Шум внезапно исчез. Голос заведующего стал внятным.
— Но, с Лагуновыми, можно поговорить?
— Я же тебе говорю — уехали они. Все, что считали нужным, сказали главному. С этим вопросом вроде все. И вот еще…
В горле образовался комок. Сердце ухнуло в груди. Пусть сколько угодно скандальных «лагуновых», только не уход Владимира Ивановича. Только не уход.
— Александра… Я ухожу на пенсию, — боясь, что Саша его перебьет, Владимир Иванович поднял руку. — Вопрос уже решен наверху. Я хочу, что б ты осталась вместо меня.
— Владимир Иванович, вы же знаете мой ответ. Это не мое. Я не смогу. Здесь нужен другой человек. Другого склада. Лучше Елизаветы никто не справиться. Вы же сами знаете. Спасибо, конечно. И… я скорей всего уеду в Германию. Мне снова пришло приглашение в клинику. Я должна дать ответ.
— Конечно… Конечно…Раз приглашают, то… решать тебе. Но… мне очень жаль…
Владимир Иванович поднялся из — за стола подошел к шкафу, потом к окну, посмотрел на кактус, попробовал на ощупь землю в горше, так словно этот кактус был тем самым главным, что его волновало. От нервного мельтешения заведующего, у нее разболелась голова. Она смотрела во все глаза на Владимира Ивановича, не понимая, откуда у него, всегда сдержанного и спокойного, взялась эта старческая нервозность.

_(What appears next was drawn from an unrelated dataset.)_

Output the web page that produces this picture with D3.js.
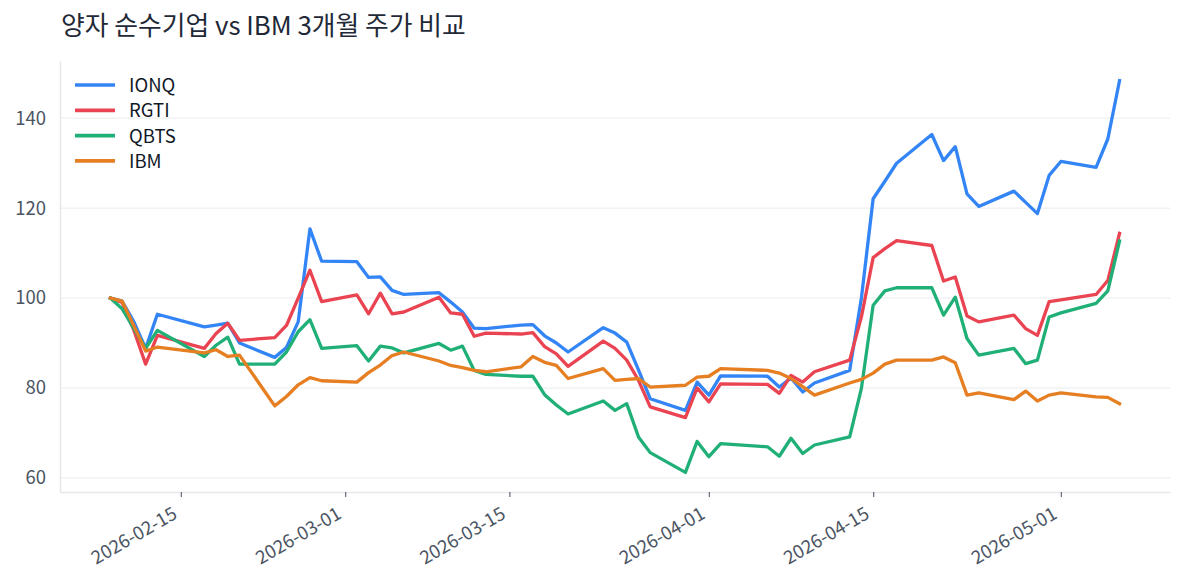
<!DOCTYPE html>
<html>
<head>
<meta charset="utf-8">
<script src="https://cdn.jsdelivr.net/npm/d3@7"></script>
<style>
  body { margin: 0; background: #ffffff; }
  text { font-family: "Noto Sans CJK KR", "Noto Sans", sans-serif; }
</style>
</head>
<body>
<script>
// Trading days (normalised price, first day = 100)
var dates = ["2026-02-09","2026-02-10","2026-02-11","2026-02-12","2026-02-13",
  "2026-02-17","2026-02-18","2026-02-19","2026-02-20","2026-02-23","2026-02-24",
  "2026-02-25","2026-02-26","2026-02-27","2026-03-02","2026-03-03","2026-03-04",
  "2026-03-05","2026-03-06","2026-03-09","2026-03-10","2026-03-11","2026-03-12",
  "2026-03-13","2026-03-16","2026-03-17","2026-03-18","2026-03-19","2026-03-20",
  "2026-03-23","2026-03-24","2026-03-25","2026-03-26","2026-03-27","2026-03-30",
  "2026-03-31","2026-04-01","2026-04-02","2026-04-06","2026-04-07","2026-04-08",
  "2026-04-09","2026-04-10","2026-04-13","2026-04-14","2026-04-15","2026-04-16",
  "2026-04-17","2026-04-20","2026-04-21","2026-04-22","2026-04-23","2026-04-24",
  "2026-04-27","2026-04-28","2026-04-29","2026-04-30","2026-05-01","2026-05-04",
  "2026-05-05","2026-05-06"];

var ionq = [100, 99.3, 94.7, 88.8, 96.4, 93.6, 94.0, 94.4, 90.0, 86.8, 89.0,
  94.7, 115.4, 108.2, 108.1, 104.6, 104.7, 101.7, 100.8, 101.2, 99.1, 96.9, 93.3,
  93.2, 94.0, 94.1, 91.6, 90.0, 88.0, 93.4, 92.2, 90.2, 84.0, 77.6, 75.0,
  81.3, 78.4, 82.7, 82.6, 80.2, 82.2, 79.1, 81.1, 83.9, 100.0, 122.1, 126.0,
  130.0, 136.4, 130.6, 133.7, 123.2, 120.4, 123.8, 121.3, 118.8, 127.3, 130.4, 129.1,
  135.4, 148.4];

var rgti = [100, 99.0, 92.8, 85.3, 91.7, 88.8, 92.1, 94.4, 90.6, 91.2, 93.9,
  100.0, 106.2, 99.2, 100.7, 96.5, 101.1, 96.5, 96.9, 100.2, 96.7, 96.4, 91.5,
  92.2, 92.0, 92.3, 89.2, 87.6, 84.8, 90.4, 88.8, 86.2, 81.7, 75.8, 73.4,
  80.0, 76.9, 80.9, 80.8, 78.8, 82.8, 81.3, 83.6, 86.2, 95.8, 109.0, 111.0,
  112.8, 111.7, 103.8, 104.7, 96.0, 94.7, 96.2, 93.2, 91.7, 99.2, 99.6, 100.8,
  103.9, 114.4];

var qbts = [100, 97.6, 93.2, 88.8, 92.8, 87.0, 89.5, 91.3, 85.3, 85.3, 88.0,
  92.5, 95.2, 88.8, 89.4, 86.0, 89.3, 88.9, 87.8, 89.9, 88.4, 89.3, 83.9,
  83.0, 82.6, 82.6, 78.5, 76.2, 74.2, 77.1, 75.0, 76.5, 69.1, 65.6, 61.2,
  68.1, 64.7, 67.6, 66.9, 64.8, 68.8, 65.4, 67.3, 69.1, 79.9, 98.4, 101.6,
  102.3, 102.3, 96.2, 100.2, 91.0, 87.3, 88.8, 85.4, 86.2, 95.8, 96.7, 98.8,
  101.6, 112.7];

var ibm = [100, 99.3, 93.8, 88.2, 89.1, 87.8, 88.5, 87.0, 87.3, 76.0, 78.1,
  80.7, 82.3, 81.6, 81.3, 83.4, 85.1, 87.2, 88.0, 86.0, 85.0, 84.5, 83.9,
  83.6, 84.7, 87.0, 85.7, 85.0, 82.1, 84.3, 81.7, 81.9, 82.1, 80.2, 80.6,
  82.4, 82.6, 84.3, 83.9, 83.3, 82.1, 80.3, 78.4, 81.1, 81.9, 83.3, 85.3,
  86.2, 86.2, 86.9, 85.6, 78.4, 78.9, 77.4, 79.3, 77.1, 78.4, 78.9, 78.0,
  77.9, 76.5];

var seriesNames = ["IONQ", "RGTI", "QBTS", "IBM"];
var seriesColors = ["#3385f6", "#ea4352", "#20b077", "#e67e22"];
var xTickLabels = ["2026-02-15", "2026-03-01", "2026-03-15", "2026-04-01", "2026-04-15", "2026-05-01"];
var yTickValues = [60, 80, 100, 120, 140];

var titleText = "양자 순수기업 vs IBM 3개월 주가 비교";

// SVG area
var svgWidth = 1185;
var svgHeight = 585;

var chartMargin = { top: 61, right: 15, bottom: 93, left: 60 };
var chartWidth = svgWidth - chartMargin.left - chartMargin.right;
var chartHeight = svgHeight - chartMargin.top - chartMargin.bottom;

var svg = d3.select("body")
  .append("svg")
  .attr("width", svgWidth)
  .attr("height", svgHeight);

svg.append("text")
  .attr("x", 61)
  .attr("y", 35)
  .attr("fill", "#1f2937")
  .style("font-size", "25.8px")
  .text(titleText);

var chartGroup = svg.append("g")
  .attr("transform", `translate(${chartMargin.left}, ${chartMargin.top})`);

var parseDate = d3.timeParse("%Y-%m-%d");
var allSeries = [ionq, rgti, qbts, ibm];

var series = seriesNames.map(function(name, i) {
  return {
    name: name,
    color: seriesColors[i],
    values: dates.map(function(d, j) { return { date: parseDate(d), value: allSeries[i][j] }; })
  };
});

// 5% padding like matplotlib
var xExtent = d3.extent(dates, parseDate);
var xPad = (xExtent[1] - xExtent[0]) * 0.05;
var xScale = d3.scaleTime()
  .domain([new Date(+xExtent[0] - xPad), new Date(+xExtent[1] + xPad)])
  .range([0, chartWidth]);

var yMin = d3.min(allSeries, s => d3.min(s));
var yMax = d3.max(allSeries, s => d3.max(s));
var yPad = (yMax - yMin) * 0.05;
var yScale = d3.scaleLinear()
  .domain([yMin - yPad, yMax + yPad])
  .range([chartHeight, 0]);

// gridlines
chartGroup.append("g")
  .selectAll("line")
  .data(yTickValues)
  .enter()
  .append("line")
  .attr("x1", 0)
  .attr("x2", chartWidth)
  .attr("y1", d => yScale(d))
  .attr("y2", d => yScale(d))
  .attr("stroke", "#f1f2f4")
  .attr("stroke-width", 1.5);

// y axis (no tick marks)
var leftAxis = d3.axisLeft(yScale).tickValues(yTickValues).tickSize(0).tickPadding(14);
var yAxisG = chartGroup.append("g").call(leftAxis);
yAxisG.select(".domain").attr("stroke", "#e5e7eb").attr("stroke-width", 1.5);
yAxisG.selectAll("text")
  .attr("fill", "#4b5563")
  .style("font-size", "18.5px");

// x axis
var bottomAxis = d3.axisBottom(xScale)
  .tickValues(xTickLabels.map(parseDate))
  .tickFormat(d3.timeFormat("%Y-%m-%d"))
  .tickSize(5)
  .tickSizeOuter(0);
var xAxisG = chartGroup.append("g")
  .attr("transform", `translate(0, ${chartHeight})`)
  .call(bottomAxis);
xAxisG.select(".domain").attr("stroke", "#e5e7eb").attr("stroke-width", 1.5);
xAxisG.selectAll(".tick line").attr("stroke", "#6b7280").attr("stroke-width", 1.3);
xAxisG.selectAll("text")
  .attr("fill", "#4b5563")
  .style("font-size", "18.5px")
  .style("text-anchor", "end")
  .attr("x", 0)
  .attr("y", 0)
  .attr("dy", "0.65em")
  .attr("transform", "translate(-9, 15) rotate(-30)");

// lines
var line = d3.line()
  .x(d => xScale(d.date))
  .y(d => yScale(d.value));

chartGroup.selectAll(".series")
  .data(series)
  .enter()
  .append("path")
  .attr("class", "series")
  .attr("d", d => line(d.values))
  .attr("fill", "none")
  .attr("stroke", d => d.color)
  .attr("stroke-width", 3.3)
  .attr("stroke-linejoin", "round")
  .attr("stroke-linecap", "square");

// legend
var legend = svg.append("g").attr("transform", "translate(75, 85)");
var legendItems = legend.selectAll(".legend-item")
  .data(series)
  .enter()
  .append("g")
  .attr("transform", (d, i) => `translate(0, ${i * 25.3})`);

legendItems.append("line")
  .attr("x1", 0)
  .attr("x2", 40)
  .attr("stroke", d => d.color)
  .attr("stroke-width", 3.7);

legendItems.append("text")
  .attr("x", 54)
  .attr("y", 0)
  .attr("dy", "0.38em")
  .attr("fill", "#111827")
  .style("font-size", "18.5px")
  .text(d => d.name);
</script>
</body>
</html>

— Елизавету не утвердят. С ее то характером. А ты еще подумай. Пару месяцев есть в запасе.
Наконец — то Владимир Иванович, сел и немного успокоился. В кабинете повисла тишина.
Первый день после встречи со Стрельниковым близился к концу. В рабочей суете она вспомнила о Павле только, когда увидела его в окно.
Стрельников, прохаживаясь по истоптанной дорожке, периодически посматривал на циферблат. И надо ж, ко всем неурядицам, еще и рецепт потерять. Не найдя в аптеке бумажки с размашистым почерком, он перезвонил Софье, но та, как не силилась, кроме Сашиных наставлений о вреде курения, о лекарстве не вспомнила. Он хотел позвонить Лере, может она помнит, куда он приткнул рецепт, но представив тональность разговора, решил — проще самому съездить в больницу.
Он опять посмотрел на часы. До встречи с начальником внутренней охраны оставался ровно час. Если Саша, конечно, не опоздает на этот час.
Павел еще раз посмотрел в сторону главного входа и боковым зрением приметил припаркованный синий «Опель». Все мысли о женской непунктуальности вылетели с головы. Взгляд прикипел к водителю.
Натянув почти на глаза яркую нелепую кепку, миновав проходную, тот направлялся к охраннику. Судя по жестам, вероятнее всего, он спрашивал куда — то дорогу и получив отрицательный ответ, так же, не спеша направился к воротам.
Мало ли в городе синих «опелей». Он бы не обратил никакого внимания на чужую заурядную машину, если б не события последних дней.
Поздно вечером, едва покинув парковочное место для служебного транспорта банка, за ним тронулся такой же, невзрачный синий «Опель». Еще не поняв до конца, что именно заставило насторожиться, Стрельников переключил скорость и, влившись в монотонно гудящий поток, интуитивно скосил глаза в зеркало.